WHAT YOU HAVE TO DO:
Extract, without alteration, each line from the start of the listing to the line bearing "pix = Affine2D().scale(1.0".

◇ ◇ ◇

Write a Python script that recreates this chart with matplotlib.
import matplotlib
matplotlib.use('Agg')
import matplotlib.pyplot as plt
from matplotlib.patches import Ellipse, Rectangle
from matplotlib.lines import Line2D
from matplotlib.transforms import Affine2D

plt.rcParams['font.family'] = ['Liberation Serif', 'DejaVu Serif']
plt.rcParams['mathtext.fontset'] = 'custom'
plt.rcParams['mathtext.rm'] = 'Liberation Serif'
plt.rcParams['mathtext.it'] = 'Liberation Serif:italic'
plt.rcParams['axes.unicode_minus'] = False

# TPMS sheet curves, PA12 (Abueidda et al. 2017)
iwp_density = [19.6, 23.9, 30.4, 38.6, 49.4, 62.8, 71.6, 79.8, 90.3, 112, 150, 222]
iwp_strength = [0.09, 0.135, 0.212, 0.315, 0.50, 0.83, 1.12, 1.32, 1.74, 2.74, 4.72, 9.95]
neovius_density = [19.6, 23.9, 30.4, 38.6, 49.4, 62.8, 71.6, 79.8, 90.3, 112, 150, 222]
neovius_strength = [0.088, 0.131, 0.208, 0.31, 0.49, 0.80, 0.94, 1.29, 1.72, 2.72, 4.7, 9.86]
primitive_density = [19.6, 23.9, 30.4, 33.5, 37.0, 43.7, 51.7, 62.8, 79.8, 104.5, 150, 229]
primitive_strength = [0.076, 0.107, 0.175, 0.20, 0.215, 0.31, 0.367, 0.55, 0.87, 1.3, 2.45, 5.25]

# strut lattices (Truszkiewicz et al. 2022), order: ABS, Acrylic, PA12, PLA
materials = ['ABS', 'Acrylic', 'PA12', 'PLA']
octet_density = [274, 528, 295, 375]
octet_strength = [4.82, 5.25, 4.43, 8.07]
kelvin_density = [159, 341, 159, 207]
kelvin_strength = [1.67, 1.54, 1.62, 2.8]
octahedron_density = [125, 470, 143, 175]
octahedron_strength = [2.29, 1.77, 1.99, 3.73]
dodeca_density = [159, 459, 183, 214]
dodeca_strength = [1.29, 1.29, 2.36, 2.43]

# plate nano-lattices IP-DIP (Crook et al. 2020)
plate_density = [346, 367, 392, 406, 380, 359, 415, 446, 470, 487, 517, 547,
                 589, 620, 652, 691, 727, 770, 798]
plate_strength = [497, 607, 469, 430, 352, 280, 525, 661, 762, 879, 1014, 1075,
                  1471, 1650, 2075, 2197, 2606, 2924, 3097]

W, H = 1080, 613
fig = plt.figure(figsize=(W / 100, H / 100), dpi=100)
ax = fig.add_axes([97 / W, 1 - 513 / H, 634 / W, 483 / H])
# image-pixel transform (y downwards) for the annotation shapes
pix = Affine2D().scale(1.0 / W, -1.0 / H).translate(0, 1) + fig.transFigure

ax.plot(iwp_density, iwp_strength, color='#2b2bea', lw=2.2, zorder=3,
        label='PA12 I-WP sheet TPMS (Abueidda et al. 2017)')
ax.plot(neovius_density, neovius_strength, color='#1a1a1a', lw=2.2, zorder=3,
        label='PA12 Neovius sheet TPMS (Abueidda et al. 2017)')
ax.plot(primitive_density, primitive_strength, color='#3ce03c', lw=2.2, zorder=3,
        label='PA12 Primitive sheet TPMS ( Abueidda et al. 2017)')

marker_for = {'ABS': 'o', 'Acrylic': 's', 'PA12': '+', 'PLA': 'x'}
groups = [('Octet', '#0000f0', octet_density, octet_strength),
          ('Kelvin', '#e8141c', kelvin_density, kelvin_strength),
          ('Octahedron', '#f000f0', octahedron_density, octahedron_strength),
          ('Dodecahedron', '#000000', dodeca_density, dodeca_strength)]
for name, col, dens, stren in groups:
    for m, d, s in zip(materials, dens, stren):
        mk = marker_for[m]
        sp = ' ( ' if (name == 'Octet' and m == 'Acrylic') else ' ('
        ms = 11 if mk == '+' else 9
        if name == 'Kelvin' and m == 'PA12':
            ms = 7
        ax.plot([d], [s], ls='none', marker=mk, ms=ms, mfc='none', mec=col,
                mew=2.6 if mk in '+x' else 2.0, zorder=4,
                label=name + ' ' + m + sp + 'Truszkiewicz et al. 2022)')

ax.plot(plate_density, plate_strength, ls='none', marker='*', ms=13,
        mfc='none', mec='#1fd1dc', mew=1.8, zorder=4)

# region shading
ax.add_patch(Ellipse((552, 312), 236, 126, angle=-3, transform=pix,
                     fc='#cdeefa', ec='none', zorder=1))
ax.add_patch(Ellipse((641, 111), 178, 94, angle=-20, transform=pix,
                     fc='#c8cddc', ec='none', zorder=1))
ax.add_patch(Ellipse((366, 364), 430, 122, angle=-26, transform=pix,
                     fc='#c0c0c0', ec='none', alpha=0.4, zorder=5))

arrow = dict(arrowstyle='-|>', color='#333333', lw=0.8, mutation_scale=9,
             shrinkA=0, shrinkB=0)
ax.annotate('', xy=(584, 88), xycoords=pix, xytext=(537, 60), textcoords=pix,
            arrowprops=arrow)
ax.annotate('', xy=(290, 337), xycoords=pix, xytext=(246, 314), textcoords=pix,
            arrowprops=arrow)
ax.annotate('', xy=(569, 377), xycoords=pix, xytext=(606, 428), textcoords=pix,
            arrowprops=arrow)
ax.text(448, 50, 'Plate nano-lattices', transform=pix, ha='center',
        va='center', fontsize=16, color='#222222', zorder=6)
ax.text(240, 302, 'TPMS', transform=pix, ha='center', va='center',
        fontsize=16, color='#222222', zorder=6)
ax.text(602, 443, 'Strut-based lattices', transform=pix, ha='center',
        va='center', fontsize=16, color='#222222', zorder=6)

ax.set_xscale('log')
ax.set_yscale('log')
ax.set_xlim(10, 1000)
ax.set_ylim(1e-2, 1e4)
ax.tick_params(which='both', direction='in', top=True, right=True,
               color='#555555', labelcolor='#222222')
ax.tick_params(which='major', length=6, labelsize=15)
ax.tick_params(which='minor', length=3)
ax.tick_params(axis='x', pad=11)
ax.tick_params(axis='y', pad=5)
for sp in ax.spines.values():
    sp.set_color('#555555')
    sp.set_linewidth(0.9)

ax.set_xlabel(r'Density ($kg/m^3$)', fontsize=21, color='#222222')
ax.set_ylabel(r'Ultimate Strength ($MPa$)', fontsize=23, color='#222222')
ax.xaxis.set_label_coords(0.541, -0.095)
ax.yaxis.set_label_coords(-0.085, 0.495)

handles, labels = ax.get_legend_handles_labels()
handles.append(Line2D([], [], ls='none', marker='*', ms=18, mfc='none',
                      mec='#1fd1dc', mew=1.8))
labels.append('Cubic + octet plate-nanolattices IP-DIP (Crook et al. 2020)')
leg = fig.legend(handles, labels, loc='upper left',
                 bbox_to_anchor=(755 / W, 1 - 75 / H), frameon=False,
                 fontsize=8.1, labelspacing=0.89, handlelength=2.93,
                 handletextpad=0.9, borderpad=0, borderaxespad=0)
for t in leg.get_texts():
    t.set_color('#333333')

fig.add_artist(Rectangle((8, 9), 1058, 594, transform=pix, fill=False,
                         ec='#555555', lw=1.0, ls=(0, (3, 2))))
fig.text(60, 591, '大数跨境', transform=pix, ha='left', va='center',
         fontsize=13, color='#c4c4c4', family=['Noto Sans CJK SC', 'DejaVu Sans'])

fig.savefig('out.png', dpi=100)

◇ ◇ ◇

FINISHED EXERCISE:
Write a Python script that recreates this chart with matplotlib.
import matplotlib
matplotlib.use('Agg')
import matplotlib.pyplot as plt
from matplotlib.patches import Ellipse, Rectangle
from matplotlib.lines import Line2D
from matplotlib.transforms import Affine2D

plt.rcParams['font.family'] = ['Liberation Serif', 'DejaVu Serif']
plt.rcParams['mathtext.fontset'] = 'custom'
plt.rcParams['mathtext.rm'] = 'Liberation Serif'
plt.rcParams['mathtext.it'] = 'Liberation Serif:italic'
plt.rcParams['axes.unicode_minus'] = False

# TPMS sheet curves, PA12 (Abueidda et al. 2017)
iwp_density = [19.6, 23.9, 30.4, 38.6, 49.4, 62.8, 71.6, 79.8, 90.3, 112, 150, 222]
iwp_strength = [0.09, 0.135, 0.212, 0.315, 0.50, 0.83, 1.12, 1.32, 1.74, 2.74, 4.72, 9.95]
neovius_density = [19.6, 23.9, 30.4, 38.6, 49.4, 62.8, 71.6, 79.8, 90.3, 112, 150, 222]
neovius_strength = [0.088, 0.131, 0.208, 0.31, 0.49, 0.80, 0.94, 1.29, 1.72, 2.72, 4.7, 9.86]
primitive_density = [19.6, 23.9, 30.4, 33.5, 37.0, 43.7, 51.7, 62.8, 79.8, 104.5, 150, 229]
primitive_strength = [0.076, 0.107, 0.175, 0.20, 0.215, 0.31, 0.367, 0.55, 0.87, 1.3, 2.45, 5.25]

# strut lattices (Truszkiewicz et al. 2022), order: ABS, Acrylic, PA12, PLA
materials = ['ABS', 'Acrylic', 'PA12', 'PLA']
octet_density = [274, 528, 295, 375]
octet_strength = [4.82, 5.25, 4.43, 8.07]
kelvin_density = [159, 341, 159, 207]
kelvin_strength = [1.67, 1.54, 1.62, 2.8]
octahedron_density = [125, 470, 143, 175]
octahedron_strength = [2.29, 1.77, 1.99, 3.73]
dodeca_density = [159, 459, 183, 214]
dodeca_strength = [1.29, 1.29, 2.36, 2.43]

# plate nano-lattices IP-DIP (Crook et al. 2020)
plate_density = [346, 367, 392, 406, 380, 359, 415, 446, 470, 487, 517, 547,
                 589, 620, 652, 691, 727, 770, 798]
plate_strength = [497, 607, 469, 430, 352, 280, 525, 661, 762, 879, 1014, 1075,
                  1471, 1650, 2075, 2197, 2606, 2924, 3097]

W, H = 1080, 613
fig = plt.figure(figsize=(W / 100, H / 100), dpi=100)
ax = fig.add_axes([97 / W, 1 - 513 / H, 634 / W, 483 / H])
# image-pixel transform (y downwards) for the annotation shapes
pix = Affine2D().scale(1.0 / W, -1.0 / H).translate(0, 1) + fig.transFigure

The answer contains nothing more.